Parenting teens in their senior year of high school and going through the college application process is almost like living with a tornado that doesn’t end. Truthfully, she was always a ton of ‘fun’ to parent with a strong-willed personality and opinions. Starting from a young age, when it was too quiet in the house, it was time to check what she was up to. Inevitably we’d find that she was up to something amusing and borderline questionable. And now, she is determined to do things on her own.

But how can I trust that she knows what is good for her at this young age?

Tis the art and challenge of parenting teens! How far should I remove my opinions and allow her to make her own decisions at this crucial stage of her life? If I impose my thoughts too strongly, and she does what I say, will she blame me in the future if it isn’t right for her (no matter how strongly I feel that it IS)?

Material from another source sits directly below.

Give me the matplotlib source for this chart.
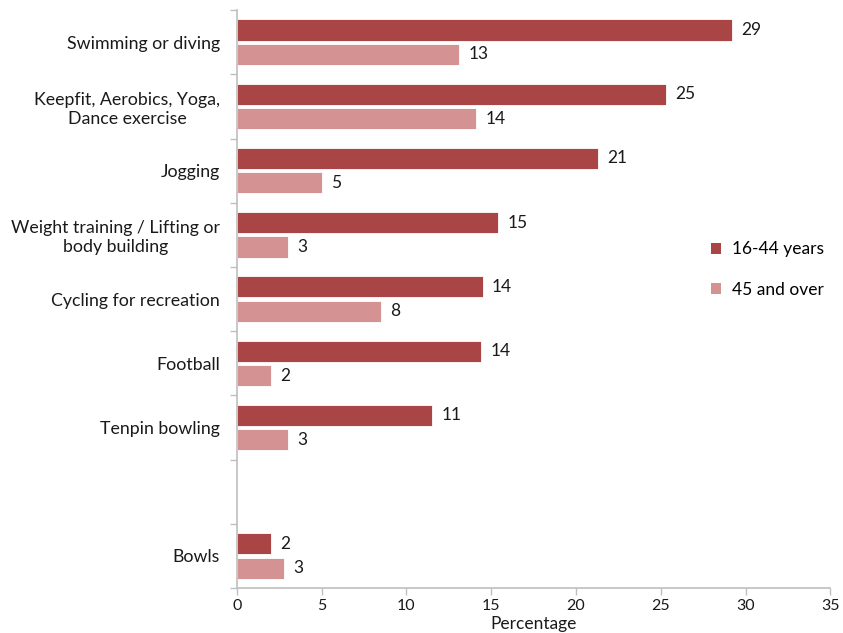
import numpy as np
import matplotlib.pyplot as plt
from matplotlib.patches import Patch

# Data (percent)
categories = ['Swimming or diving', 'Keepfit, Aerobics, Yoga,\nDance exercise', 'Jogging',
              'Weight training / Lifting or\nbody building', 'Cycling for recreation',
              'Football', 'Tenpin bowling', '', 'Bowls']
young = [29.2, 25.3, 21.3, 15.4, 14.5, 14.4, 11.5, None, 2.0]
older = [13.1, 14.1, 5.0, 3.0, 8.5, 2.0, 3.0, None, 2.8]
young_labels = ['29', '25', '21', '15', '14', '14', '11', '', '2']
older_labels = ['13', '14', '5', '3', '8', '2', '3', '', '3']
series_names = ['16-44 years', '45 and over']

dark = '#a94645'
light = '#d49392'
axis_grey = '#bfbfbf'
txt = '#1a1a1a'

plt.rcParams['font.family'] = ['Lato', 'DejaVu Sans']

fig = plt.figure(figsize=(8.43, 6.33), dpi=100)
ax = fig.add_axes([0.281, 0.071, 0.704, 0.913])

h = 0.33
off = 0.19
for i, cat in enumerate(categories):
    if young[i] is not None:
        ax.barh(i - off, young[i], height=h, color=dark, edgecolor='white', linewidth=0.6)
        ax.text(young[i] + 0.55, i - off, young_labels[i], va='center', ha='left',
                fontsize=12.5, color=txt)
    if older[i] is not None:
        ax.barh(i + off, older[i], height=h, color=light, edgecolor='white', linewidth=0.6)
        ax.text(older[i] + 0.55, i + off, older_labels[i], va='center', ha='left',
                fontsize=12.5, color=txt)

ax.set_ylim(len(categories) - 0.5, -0.5)
ax.set_xlim(0, 35)
ax.set_xticks(np.arange(0, 36, 5))
ax.set_yticks(range(len(categories)))
ax.set_yticklabels(categories, fontsize=12.8, color=txt, multialignment='center')
ax.set_yticks(np.arange(-0.5, len(categories), 1), minor=True)
ax.tick_params(axis='y', which='major', length=0, pad=12)
ax.tick_params(axis='y', which='minor', length=5, color=axis_grey, width=1)
ax.tick_params(axis='x', length=5, color=axis_grey, width=1, labelsize=11.5,
               labelcolor=txt, pad=3)

for s in ['top', 'right']:
    ax.spines[s].set_visible(False)
for s in ['left', 'bottom']:
    ax.spines[s].set_color(axis_grey)
    ax.spines[s].set_linewidth(1.2)

ax.set_xlabel('Percentage', fontsize=12.5, color=txt, labelpad=2)

handles = [Patch(facecolor=dark), Patch(facecolor=light)]
ax.legend(handles, series_names, loc='upper left', bbox_to_anchor=(0.772, 0.627),
          frameon=False, fontsize=12.5, handlelength=0.6, handleheight=0.6,
          handletextpad=0.6, labelspacing=1.4)

fig.savefig('out.png', dpi=100)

Living with a teen who has strong opinions is a struggle that endures through many issues, and continuously butting heads isn’t fun at all. My goal is not to make an enemy out of her, but my goal is to have a strong relationship that endures the test of time and future differences of opinion that are sure to come our way. I wish I can save her the heartache of errors along the way.

I simultaneously realize that this too shall pass, and a year from now, she will not be home. How do I let go then? Do I stop asking where you have gone today? How was school? What did you eat? Who are your friends? Why did you go to class dressed in that?

Yes, I too can hear the helicopter blades spinning…but does it all just stop? Will she come to me on her own eventually and ask for my opinion? If she does, is that permission for me to speak freely, or will I always need to watch my words? I fear the latter from my own experience in how I internalize my own mom’s opinions. Sometimes mom’s views can be too much. The art and challenge of parenting teens continues!

Perhaps it is the reality of ‘you reap what you sow.’ I aimed to raise strong girls, and here we are, certainly heading in that direction. It is time to let them go. Fingers crossed that she learns how to use her strong will for the greater good, and it will serve her well in the future, not just with Mom and Dad!